The People rely on People v. Palmore (2000) 79 Cal.App.4th 1290 [94 Cal.Rptr.2d 784] and, to a lesser extent, on People v. Alvarado (2001) 87 Cal.App.4th 178 [104 Cal.Rptr.2d 624] to support the argument the trial court was not required under section 654 to stay punishment for Byrd’s conviction on count 1. We conclude both cases are factually distinguishable and neither addresses our issue. In People v. Palmore, supra, 79 Cal.App.4th 1290 the defendant was not convicted of burglary—the qualifying circumstance used to punish him under the one strike law for forcible rape and forcible sodomy (§ 667.61, subd. (e)(2)). Similarly, in People v. Alvarado, supra, 87 Cal.App.4th 178 the defendant was sentenced for robbery and forcible rape, with the sentence for rape enhanced under section 667.61, subdivision (e)(2) because it was committed during the commission of a burglary. Significantly, the defendant’s sentence for burglary—the qualifying circumstance—was stayed by the trial court under section 654. On appeal, the court in People v. Alvarado had no cause to review the stay or the basis for it.
Section 667.61 was twice amended in 2006 and again in 2010. (See Stats. 2006, ch. 337, § 33, eff. Sept. 20, 2006, amended by initiative (Prop. 83, § 12), Gen. Elec. (Nov. 7, 2006), operative Nov. 8, 2006; Stats. 2010, ch. 219, § 16, eff. Sept. 9, 2010 (now known as the Chelsea Kang Child Predator Prevention Act of 2010).)
Former subdivision (b) of section 667.61, as then applicable, provided: “Except as provided in subdivision (a), a person who is convicted of an offense specified in subdivision (c) under one of the circumstances specified in subdivision (e) shall be punished by imprisonment in the state prison for life and shall not be eligible for release on parole for 15 years except as provided in subdivision (j).”
As noted ante, the People also pled but did not prove former subdivision (e)(4) of section 667.61, the enhancement that defendant personally used a dangerous or deadly weapon or a firearm in the commission of the offense provided in subdivision (c) of section 667.61.

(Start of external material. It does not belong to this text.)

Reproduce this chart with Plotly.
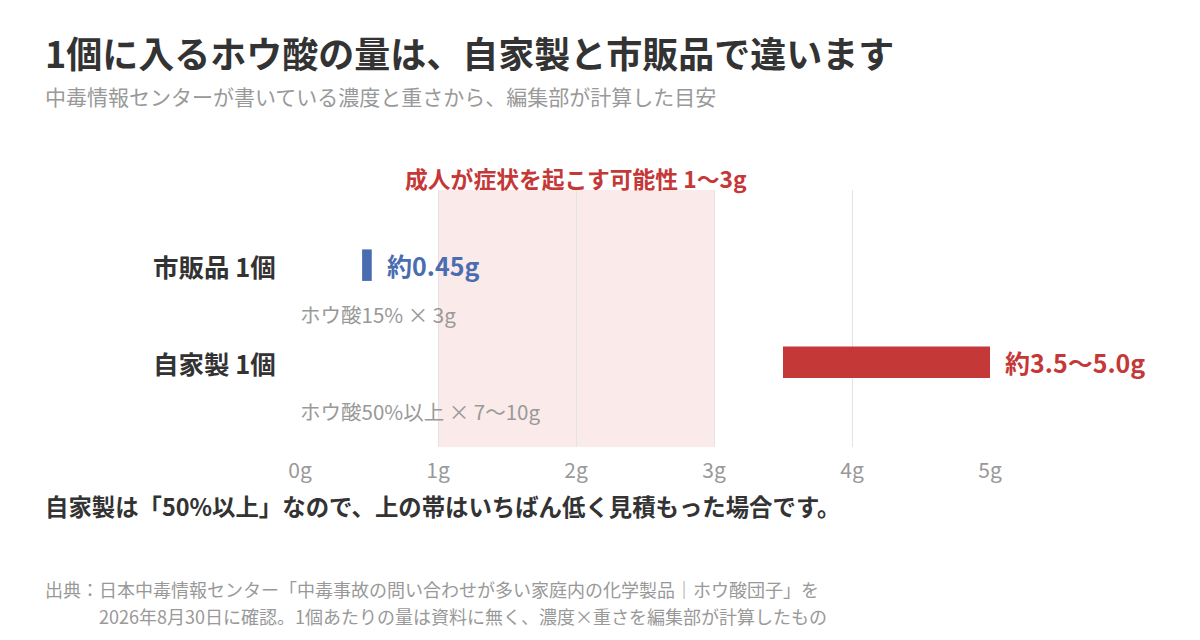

Although we conclude section 667.61, subdivision (f) and not section 654, subdivision (a) governs our case, even if we assumed otherwise and found that section 654, subdivision (a) applies here (see People v. Ahmed (2011) 191 Cal.App.4th 1407, 1414 [120 Cal.Rptr.3d 356] [noting there is a split of authority regarding whether § 654 applies to “some enhancements under some circumstances”]), on this record we still would affirm. Substantial evidence supports the trial court’s finding that Byrd’s act of kidnapping victim 1 and victim 2 at gunpoint, forcing victim 1 to drive to various locations in Byrd’s quest to obtain drugs and/or to locate a friend, was separate and distinct from his act of forcing victim 1 to drive to a remote location, after letting victim 2 out of the pickup, forcing victim 1 at gunpoint to walk with Byrd to a deserted, unlighted trailer in a remote area, and after Byrd smoked methamphetamine and, after about an hour went by, sodomizing victim 1 on the floor of the trailer while *103under the influence of the drug. (See People v. Massie (1967) 66 Cal.2d 899, 908 [59 Cal.Rptr. 733, 428 P.2d 869] [“A defendant may not bootstrap himself into section 654 by claiming that a series of divisible acts, each of which had been committed with a separate identifiable intent and objective, composes an ‘indivisible transaction.’ ”]; see also People v. Britt (2004) 32 Cal.4th 944, 952 [12 Cal.Rptr.3d 66, 87 P.3d 812] [“[C]ases have sometimes found separate objectives when the objectives were . . . consecutive even if similar . . . .”]; People v. Surdi (1995) 35 Cal.App.4th 685, 689 [41 Cal.Rptr.2d 314] [multiple offenses were not subject to § 654 where “they were separated by considerable periods of time during which reflection was possible”]; People v. Andra (2007) 156 Cal.App.4th 638, 640 [67 Cal.Rptr.3d 439] [In reviewing a defendant’s claim that the court erred in failing to stay a sentence pursuant to § 654, the “defendant’s intent and objective present factual questions for the trial court, and its findings will be upheld if supported by substantial evidence.”].)
Although the jury did not find true the circumstance in former subdivision (e)(4) of section 667.61 that Byrd personally used a dangerous or deadly weapon or a firearm in the commission of count 3, it did find true the enhancement in section 12022.53, subdivision (b) that Byrd personally and intentionally used a gun during the commission of count 3.